Murderbot reads as male in some ways and as female in others. It reminds readers that we interpret actions or character in a different light depending on the gender of the person involved.
Murderbot’s main personality trait is an overwhelming shyness; it finds dealing with humans and human emotions excruciatingly embarrassing and painful. It keeps its faceplate up at all times in order to avoid having to make eye contact. The idea of having a human talk to it about its feelings “was so painful I dropped to 97 percent efficiency.” Sometimes it gets so stressed out that it will stop in the middle of a conversation with people to just go stand in a corner.
If Murderbot were a woman, it’s extreme shyness might seem like an example of stereotypical female domestic modesty. If it were a man, running into the corner to avoid human contact might make it a kind of nerd or geek stereotype — especially considering Murderbot’s facility with hacking computers.
But Murderbot isn’t a man or a woman, so its shyness can’t be easily explained as part of masculine or feminine programming. It’s shy because it’s a shy Murderbot, not because of its chromosomes. Since it was built without gender, Murderbot quietly (from behind its faceplate) points out the extent to which gendered expectations are soldered onto people. It takes a person constructed without gender to show how much of a construct gender can be.
Just because a lot of gender is constructed, doesn’t mean that gender doesn’t matter or that it isn’t real. If Murderbot were a man or a woman with genitals, it would be very different — which is presumably why it shudders at the idea of having those bits attached. There are some other nonbinary characters in the series, but Murderbot doesn’t feel any particular commonality with them. Their gender and its gender have some superficial similarities, but while individual difference is informed by gender, it isn’t defined by it.
Part of the reason that gender doesn’t define people in the Murderbot Diaries is that it isn’t a gender theory kind of book. There are lots of great science-fiction novels that deliberately explore the relationship between gender and society, like Ursula K. Le Guin’s The Left Hand of Darkness or Joanna Russ’ The Female Man.Wells doesn’t have those kinds of ambitions. As a result the Murderbot books are in some ways more revolutionary than their predecessors. Le Guin imagined a planet full of nonbinary people, but her hero was still a man; Russ imagined a world of women, but still presented trans women as artificial and disgusting. Wells’ future is less programmatic, which is perhaps why its protagonist’s metal legs can steps so easily out of the usual conventions and cubicles.

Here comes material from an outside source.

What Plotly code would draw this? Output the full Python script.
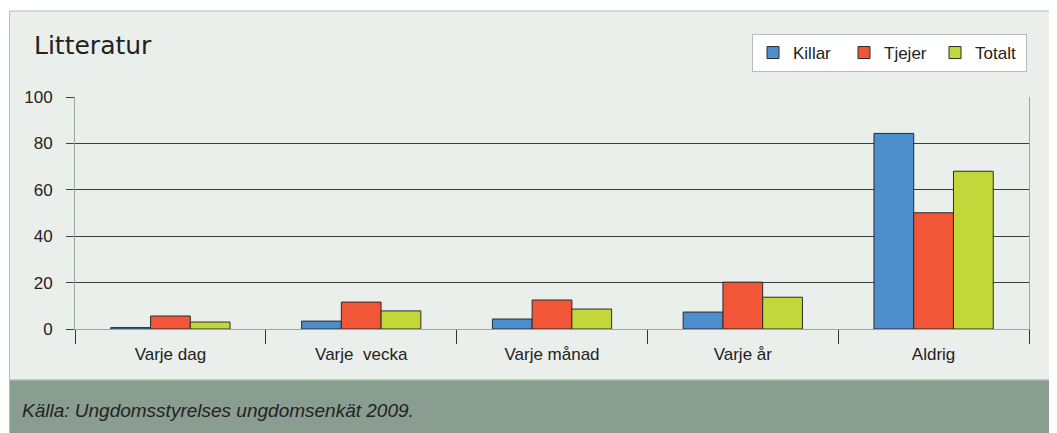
import plotly.graph_objs as go

# data (percent)
categories = ["Varje dag", "Varje  vecka", "Varje månad", "Varje år", "Aldrig"]
killar = [0.6, 3.4, 4.3, 7.3, 84.3]
tjejer = [5.6, 11.6, 12.5, 20.2, 50.1]
totalt = [3.0, 7.8, 8.6, 13.7, 68.0]
y_ticks = [0, 20, 40, 60, 80, 100]

series = [
    ("Killar", killar, "#4D8ECD"),
    ("Tjejer", tjejer, "#F15637"),
    ("Totalt", totalt, "#C1D73A"),
]

# the page body has an 8px margin, so the figure starts at (8, 8)
OFF = 8
W, H = 1057 - OFF, 433 - OFF
L, R, T, B = 75 - OFF, 1029 - OFF, 97 - OFF, 329 - OFF  # plot area


def px_x(x):
    # reference pixel -> paper fraction
    return (x - OFF - L) / (R - L)


def px_y(y):
    return (B - (y - OFF)) / (B - T)


fig = go.Figure()
for name, vals, color in series:
    fig.add_trace(
        go.Bar(
            x=categories,
            y=vals,
            name=name,
            marker={"color": color, "line": {"color": "#2b2b2b", "width": 1}},
        )
    )

font = "Liberation Sans, Arial, sans-serif"

fig.update_layout(
    width=W,
    height=H,
    margin={"l": L, "r": W - R, "t": T, "b": H - B, "pad": 0},
    paper_bgcolor="white",
    plot_bgcolor="white",
    barmode="group",
    bargap=0.375,
    bargroupgap=0,
    font={"family": font, "size": 17, "color": "#222"},
    showlegend=True,
    legend={
        "orientation": "h",
        "x": px_x(1027),
        "xanchor": "right",
        "y": px_y(53),
        "yanchor": "middle",
        "bgcolor": "white",
        "bordercolor": "#B3C0B7",
        "borderwidth": 1,
        "font": {"family": font, "size": 17, "color": "#222"},
        "entrywidth": 46,
    },
    shapes=[
        # light panel behind everything
        {
            "type": "rect", "xref": "paper", "yref": "paper", "layer": "below",
            "x0": px_x(9.5), "x1": px_x(1062), "y0": px_y(380), "y1": px_y(11),
            "fillcolor": "#EAEFEB", "line": {"color": "#B3C0B7", "width": 1},
        },
        # source band at the bottom
        {
            "type": "rect", "xref": "paper", "yref": "paper", "layer": "below",
            "x0": px_x(9.5), "x1": px_x(1062), "y0": px_y(440), "y1": px_y(380),
            "fillcolor": "#8A9D91", "line": {"color": "#B3C0B7", "width": 1},
        },
    ],
    annotations=[
        {
            "text": "Litteratur", "xref": "paper", "yref": "paper",
            "x": px_x(32), "y": px_y(46), "xanchor": "left", "yanchor": "middle",
            "showarrow": False,
            "font": {"family": "DejaVu Sans, sans-serif", "size": 25, "color": "#222"},
        },
        {
            "text": "<i>Källa: Ungdomsstyrelses ungdomsenkät 2009.</i>",
            "xref": "paper", "yref": "paper",
            "x": px_x(20), "y": px_y(410), "xanchor": "left", "yanchor": "middle",
            "showarrow": False,
            "font": {"family": font, "size": 19, "color": "#222"},
        },
    ],
)

fig.update_xaxes(
    showgrid=False,
    showline=True,
    linecolor="#9AA69E",
    linewidth=1,
    ticks="outside",
    tickson="boundaries",
    ticklen=14,
    tickcolor="#333",
    tickwidth=1,
    ticklabelstandoff=10,
    tickfont={"family": font, "size": 17, "color": "#222"},
)
fig.update_yaxes(
    range=[0, 100],
    tickvals=y_ticks,
    showgrid=True,
    gridcolor="#3c3c3c",
    gridwidth=1,
    zeroline=False,
    showline=True,
    linecolor="#9AA69E",
    linewidth=1,
    mirror=True,
    ticks="outside",
    ticklen=8,
    tickcolor="#444",
    ticklabelstandoff=10,
    tickfont={"family": font, "size": 17, "color": "#222"},
)

fig.write_html("out.html")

To the extent Murderbot Diaries has a message, it’s just that the hero (or heroine) isn’t always the person that you’d expect. Protagonists, like robots, are generally built out of old parts: a tragic backstory is soldered onto a romance narrative and then both are hammered onto a shiny gender expectation, or glitching gender anxiety.
Murderbot isn’t created from scratch, but it’s put together differently enough that even the most well-worn bits and pieces gleam with new possibilities. After reading Murderbot Diaries, you start to wonder if that testosterone-fueled Terminator ever pauses in its relentless pursuit to binge its favorite television show, or if the female AI ever gets tired of providing emotional support and just wants to hide to avoid conversation. Murderbot makes it clear that our gender programming is more idiosyncratic than most stories, or most robots, would have you believe.